All of this had been massively hyped by NASA and the media for quite some time before the launch. So the whole nation was all het up for it. Because of all the hype and hoopla and the resulting over-the-top media attention, it was all the more of a shock when it all went kablooie. That no doubt had a lot to do with it being seen as such a major disaster (which would have been the case anyway, as it was our first major actual in-flight space launch disaster).
The news coverage for the rest of the day, as many have mentioned, was non-stop wall-to-wall. I mentioned in another recent thread (or was it earlier in this thread) that the newshawks went to the limits in covering every imaginable angle, however remote. CBS managed to dig up (almost literally) the guy who broadcast that hysterical live coverage of the Hindenburg going kablooie way back when, and interviewed him for his reaction. (Being about 80-something at the time, he didn’t get hysterical this time.)
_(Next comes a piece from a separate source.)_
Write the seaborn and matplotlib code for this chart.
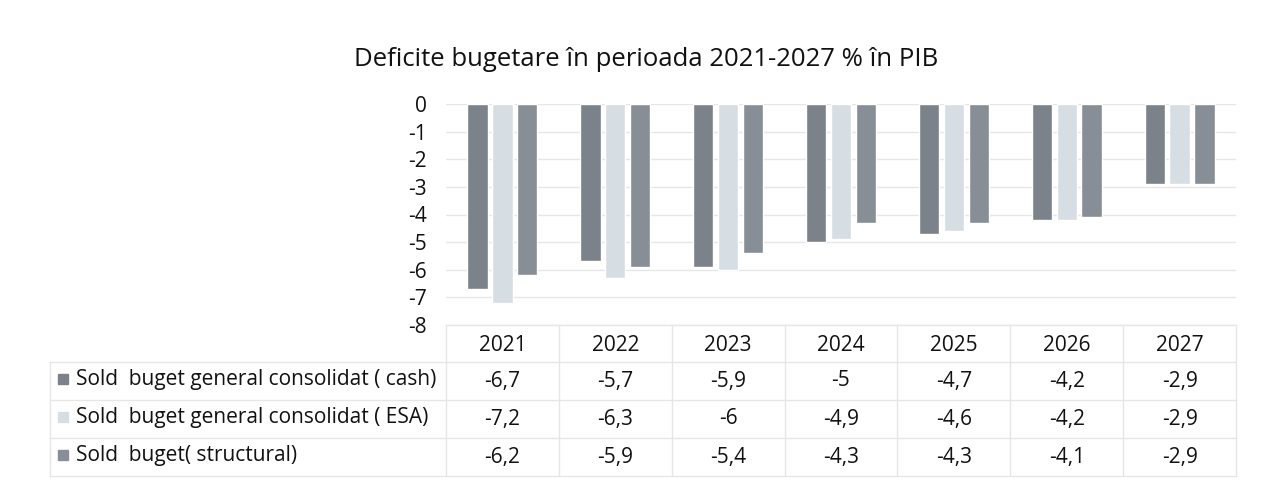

It struck a chord with me because of the “first teacher in space” thing. There was this sense that space travel had become so routine that anybody could go into space and that soon there would be the ability for anybody to take a trip on the shuttle. I was 21 so I was too young for the prior NASA disaster and it just was such a shocking reminder of just how risk it all was. Inaddition, that was a VERY BAD day for me in other ways, so that may be why I remember it so clearly.
It basically had the same impact on me as a large airliner crash (with 100 or so people dead). I had heard of earlier space disasters (such as the 1967 fire on board during launch rehearsal where Gus Grissom, Edward White II, Roger Chaffee were killed) and I basically put space disasters in the same category as large airplane disasters. When I was a young kid space flights were a big deal to me, but by the time Challenger came around I wasn’t paying any attention to them–including Challenger and its PR gimmick of a teacher in space.
I was sad for the shuttle crew, but I wouldn’t say it was a huge personal deal to me as (sorry if this sounds cold) objectively it was about the overall impact of a miltary cargo plane crash, although quite a bit more expensive. What makes it unforgettable to me is mostly the spectacular images images of the orbiter breaking up.
I think what made it a memerable event is that, due to the whole “Teacher in Space” aspect, you had thousands of schoolkids watching the event live when it happened, rather than hearing about it after the fact. Seeing it happen in front of you makes a pretty big impact.
McAuliffe definitely wasn’t the first civilian on the Shuttle. Ever hear of Loren Acton, who flew in 1985? No, you haven’t, because his presence on that flight was completely unremarkable.
Agreed. There was civilian scientists on earlier flights. In fact, there was one on that Challenger flight too. McAuliffe was the first “regular” person to go into space. The plan was for her to teach lessons from the shuttle that would be broadcast to classrooms throughout America.
I remember where I was when I heard the news. I was in the Power Shop on board the USS Ranger and we were just getting our coffee. Sometime later that day, I heard someone make the infamous 7-up joke and I barely remember doing it but apparently I dropped him without thinking with one punch. I’ve never been capable of doing that and not sure why it happened. I was numb that day and very sad.
I guess I was always a space nut as a kid. I would have liked to have been part of NASA but never dreamed of being an astronaut. So the Challenger explosion really got to me.
For me the big news events of my life were Thurman Munson dying in his plane crash*, John Lennon’s murder, the Challenger Explosion, Tiananmen Square and 9/11.
Probably only true for Yankee fans of around my age.